“No coração de Bia meninos não tem lugar/mas nada me amofina/posso até virar menina/pra ela me namorar”, verso de Bela Bia, uma moça homossexual pela qual um rapaz hétero se apaixona. Blues para a Bia, um blues abrasileirado à maneira de Bancarrota Blues (parceria com Edu Lobo, do musical O Corsário do Rei), é uma das nove faixas de As Caravanas, o esperado e já polêmico novo álbum de Chico Buarque, que chega às lojas sexta-feira, dia 25 de agosto. Gravado, sem pressa, desde 2015, produzido por Luiz Cláudio Ramos, As Caravanas traz de volta o autor lírico, mas também bem humorado ou indignado.
As Caravanas, que dá nome ao disco, é uma crônica da luta de classe acirrada que acontece no Rio (e no resto do país), entre garotos da periferia chegando à região dos bem situados na vida, e tendo que encarar este e a polícia. O Jardim de Alah, trecho da Zona Sul carioca, entre Ipanema e Leblon, serve de gancho pra canção se estender ao refugiados que chegam à Europa e passam por vexames semelhantes:
“Diz que malocam seus facões e adagas/em sungas enormes e estufadas/e calções disformes/diz que eles têm picas enormes/e seus sacos são granadas/lá das granadas da maré”. Com um tirada de mestre pra definir o sentimento que leva a burguesia a armar barricadas contra os que descem o morro: “Filha do medo, a raiva é mãe da covardia O arranjo de Luis Cláudio Ramos tem os ruídos do beatbox de Mike, do Funk Dream Team do Passinho.
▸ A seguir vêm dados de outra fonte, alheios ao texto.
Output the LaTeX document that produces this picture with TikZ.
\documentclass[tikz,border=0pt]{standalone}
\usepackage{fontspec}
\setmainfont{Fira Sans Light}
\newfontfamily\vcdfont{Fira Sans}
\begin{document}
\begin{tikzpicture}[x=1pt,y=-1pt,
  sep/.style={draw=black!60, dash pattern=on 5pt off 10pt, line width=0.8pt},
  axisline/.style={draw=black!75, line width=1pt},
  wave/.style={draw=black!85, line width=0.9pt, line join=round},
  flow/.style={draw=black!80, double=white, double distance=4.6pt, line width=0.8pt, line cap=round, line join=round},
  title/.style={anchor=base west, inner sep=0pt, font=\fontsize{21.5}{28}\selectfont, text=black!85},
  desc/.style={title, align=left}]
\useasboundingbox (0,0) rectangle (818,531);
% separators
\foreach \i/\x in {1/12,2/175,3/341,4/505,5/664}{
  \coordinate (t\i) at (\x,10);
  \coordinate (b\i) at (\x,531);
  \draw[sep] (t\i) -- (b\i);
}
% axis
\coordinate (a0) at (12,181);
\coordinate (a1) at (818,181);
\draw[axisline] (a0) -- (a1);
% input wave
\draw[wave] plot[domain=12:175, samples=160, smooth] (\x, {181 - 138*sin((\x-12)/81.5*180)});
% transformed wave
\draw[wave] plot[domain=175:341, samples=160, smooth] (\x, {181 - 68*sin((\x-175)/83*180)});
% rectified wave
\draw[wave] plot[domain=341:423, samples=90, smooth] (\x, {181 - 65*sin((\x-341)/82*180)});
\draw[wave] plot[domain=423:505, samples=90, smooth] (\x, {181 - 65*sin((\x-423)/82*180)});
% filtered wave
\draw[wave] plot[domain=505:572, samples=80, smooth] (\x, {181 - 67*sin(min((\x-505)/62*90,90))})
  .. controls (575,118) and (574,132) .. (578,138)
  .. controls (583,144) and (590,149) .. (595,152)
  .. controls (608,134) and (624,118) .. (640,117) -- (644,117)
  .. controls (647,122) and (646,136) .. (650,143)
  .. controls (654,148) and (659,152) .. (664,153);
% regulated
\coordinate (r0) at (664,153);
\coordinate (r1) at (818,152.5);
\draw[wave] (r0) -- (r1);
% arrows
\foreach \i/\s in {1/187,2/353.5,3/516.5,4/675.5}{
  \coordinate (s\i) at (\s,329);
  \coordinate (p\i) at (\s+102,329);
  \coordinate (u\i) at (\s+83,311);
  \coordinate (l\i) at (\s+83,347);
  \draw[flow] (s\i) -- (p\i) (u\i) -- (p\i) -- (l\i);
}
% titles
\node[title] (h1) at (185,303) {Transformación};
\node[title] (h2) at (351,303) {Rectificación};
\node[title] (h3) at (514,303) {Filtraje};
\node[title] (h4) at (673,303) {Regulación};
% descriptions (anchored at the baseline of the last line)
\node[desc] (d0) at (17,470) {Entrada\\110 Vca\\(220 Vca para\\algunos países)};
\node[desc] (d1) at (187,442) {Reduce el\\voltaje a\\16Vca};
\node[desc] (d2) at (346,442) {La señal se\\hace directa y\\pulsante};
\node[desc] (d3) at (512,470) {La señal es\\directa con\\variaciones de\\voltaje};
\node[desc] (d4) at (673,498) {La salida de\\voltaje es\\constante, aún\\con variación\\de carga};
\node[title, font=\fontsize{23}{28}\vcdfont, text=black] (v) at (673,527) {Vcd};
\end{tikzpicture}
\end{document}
As Caravanas tem citações de Caravan (Duke Ellington, 1936), e do Albert Camus, de O Estrangeiro, assim como a polêmica Tua Cantiga, cita um soneto de Shakespeare, nos versos finais, com a melodia de Cristóvão Bastos, inspirada na Polonaise em G minor, de Johann Sebastian Bach. Talvez seja o disco de Chico mais pontilhado de referências. No bolero Casualmente, composto para dona Omara Portuondo, que não chegou a grava-lo, a ode a Havana, pontuada pela paráfrase de versos do clássico Pequeña Serenata Diurna, do cubano Silvio Rodriguez.
Duas das faixas não são inéditas, A Moça dos Sonhos (com Edu Lobo, do musical Cambaio), e Dueto (de 1979), cantada com a neta, a afinadíssima Clara Buarque. No final os dois divertem-se alinhando nomes e mídias sociais (inclusive o falecido Orkut). O bom humor permeia As Caravanas. É assim no samba canção Desaforos, em que Chico incorpora um Noel Rosa, na letra de afiado desacato: ““Alguém me disse/que tu não me queres/e que até proferes desaforos pro meu lado/fico admirado por incomodar-te assim/jamais pensei/que pensasses em mim”.
CRAQUE
Chico Buarque continua em forma, e ratifica-se como um dos grandes, e dos últimos, autores de canções (no sentido clássico do termo), com o requinte e a graça do mais refinado dessa estirpe em extinção, o americano Cole Porter. Até quando adentra o gramado, em Jogo de Bola, mais um samba dedicado ao que já foi chamado de viril esporte bretão. Nele dá lençol, faz firulas, e chuta de trivela, na melodia recheada de truques harmônicos, em que reverencia a lenda húngara Ferenc Puskás: ““Viva a galera, viva às maria-chuteira/cujos corações incandescias/outrora, quando em priscas eras/Um Puskás eras/a fera das feras na esfera”. Marcou um gol de placa nas rimas.
Surpresa, pelo menos para que não o conhecia (ou seja, quase todo mundo que não é da família Buarque/Brown), é o neto Chico Brown, autor da melodia de Massarandupió, bela e harmonicamente sofisticada, como costuma fazer o avô, com quem amarra a primeira, e feliz, parceria. No mais Chico Buarque não inventa, nem se reinventa. Continua o craque de sempre da canção, e super bem acompanhado por um time impecável de músicos. O disco tem selo da Biscoito Fino, um biscoito finíssimo.